The world uncovers my soul , allowing me to question who I am, and what place I hold in this life. More often, than not, I relinquish myself to the notion that God created me for a greater purpose than I can possibly see. He carries me through all the trials and tribulations that I encounter.
Truth be known...that I am a miracle on this earth. I should have never lived through the first nine years of my life, but by the grace and mercy of our loving God he gave me every breath to breathe...literally.
Many know my story, but I thought I would share it again. When I entered this world I was grayish/blue in color. The doctors and nurses were at my side and ran many tests on me to figure out what the actual problem was. At the time I was rushed to another hospital to run more tests . Finally, doctors concluded that I wasn't born with a pulmonary valve.

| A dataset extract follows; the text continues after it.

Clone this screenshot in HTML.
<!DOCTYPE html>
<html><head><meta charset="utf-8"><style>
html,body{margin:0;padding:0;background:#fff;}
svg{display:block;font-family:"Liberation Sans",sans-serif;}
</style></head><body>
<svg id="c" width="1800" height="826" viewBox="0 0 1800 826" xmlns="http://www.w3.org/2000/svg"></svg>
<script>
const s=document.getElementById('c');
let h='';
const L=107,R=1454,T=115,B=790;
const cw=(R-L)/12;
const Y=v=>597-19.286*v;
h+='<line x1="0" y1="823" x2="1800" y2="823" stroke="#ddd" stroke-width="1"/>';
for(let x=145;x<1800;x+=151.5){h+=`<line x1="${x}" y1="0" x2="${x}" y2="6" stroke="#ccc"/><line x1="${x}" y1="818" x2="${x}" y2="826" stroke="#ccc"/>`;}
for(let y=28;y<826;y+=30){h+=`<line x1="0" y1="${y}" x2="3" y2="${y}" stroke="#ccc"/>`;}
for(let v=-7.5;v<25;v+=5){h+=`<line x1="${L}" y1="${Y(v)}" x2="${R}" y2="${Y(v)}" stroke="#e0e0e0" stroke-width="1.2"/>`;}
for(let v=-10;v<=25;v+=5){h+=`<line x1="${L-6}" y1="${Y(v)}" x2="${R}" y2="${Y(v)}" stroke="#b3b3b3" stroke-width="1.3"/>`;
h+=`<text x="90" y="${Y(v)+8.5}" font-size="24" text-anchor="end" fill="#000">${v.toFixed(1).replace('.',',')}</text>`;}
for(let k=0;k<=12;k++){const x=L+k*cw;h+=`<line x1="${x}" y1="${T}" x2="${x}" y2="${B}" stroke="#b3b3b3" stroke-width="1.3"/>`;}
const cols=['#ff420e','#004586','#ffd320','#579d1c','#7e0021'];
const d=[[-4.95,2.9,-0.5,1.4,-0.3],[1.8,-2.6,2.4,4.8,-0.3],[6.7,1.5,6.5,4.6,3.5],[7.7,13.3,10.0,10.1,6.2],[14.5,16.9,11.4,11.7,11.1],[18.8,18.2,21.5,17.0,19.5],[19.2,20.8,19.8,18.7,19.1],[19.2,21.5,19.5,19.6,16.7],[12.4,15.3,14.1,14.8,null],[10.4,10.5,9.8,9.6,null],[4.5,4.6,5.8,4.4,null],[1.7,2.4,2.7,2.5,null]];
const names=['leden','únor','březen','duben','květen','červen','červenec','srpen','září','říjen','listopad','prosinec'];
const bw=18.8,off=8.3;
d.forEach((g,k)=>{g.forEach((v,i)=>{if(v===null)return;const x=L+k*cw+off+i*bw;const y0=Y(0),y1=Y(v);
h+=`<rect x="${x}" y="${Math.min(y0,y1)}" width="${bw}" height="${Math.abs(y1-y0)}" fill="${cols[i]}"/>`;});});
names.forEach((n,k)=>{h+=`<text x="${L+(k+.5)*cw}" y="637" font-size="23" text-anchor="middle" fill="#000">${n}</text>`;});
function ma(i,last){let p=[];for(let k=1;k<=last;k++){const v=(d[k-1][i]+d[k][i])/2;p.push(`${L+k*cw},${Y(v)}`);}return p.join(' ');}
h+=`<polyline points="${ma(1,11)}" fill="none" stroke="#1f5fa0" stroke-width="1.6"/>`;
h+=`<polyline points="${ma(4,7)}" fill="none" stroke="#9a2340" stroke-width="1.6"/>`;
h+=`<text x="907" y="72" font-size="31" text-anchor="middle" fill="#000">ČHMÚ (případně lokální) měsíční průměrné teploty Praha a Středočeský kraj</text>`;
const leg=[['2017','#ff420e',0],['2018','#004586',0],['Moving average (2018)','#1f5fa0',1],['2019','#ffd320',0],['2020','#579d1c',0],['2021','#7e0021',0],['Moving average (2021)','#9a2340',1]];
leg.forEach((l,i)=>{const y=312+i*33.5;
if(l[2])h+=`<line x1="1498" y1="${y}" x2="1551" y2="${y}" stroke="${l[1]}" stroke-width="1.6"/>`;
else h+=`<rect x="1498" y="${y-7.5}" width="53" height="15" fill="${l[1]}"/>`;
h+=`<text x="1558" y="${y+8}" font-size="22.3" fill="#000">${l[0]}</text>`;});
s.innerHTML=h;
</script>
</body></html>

This is the valve that pumps the blood to the rest of the body. Instead I had a hole in my heart that did the work for this missing valve. I walked nine years on this earth until I had a major open heart surgery. My family and the doctors had faith that I would survive until an adult valve could be placed within my heart. This was a huge decision and one that clearly shows the miraculous gift of life. I don't think that I should be here...and each day I face truly is a gift from above.
I have physical scar from the surgery that stays with me everyday. When I look at this scar...I see God's provision and care written all over my life. The very breath of life that He gives...I breathed.
The deeper blessing in life is just simply allowing Him to breathe for us, when we can't breathe for ourselves.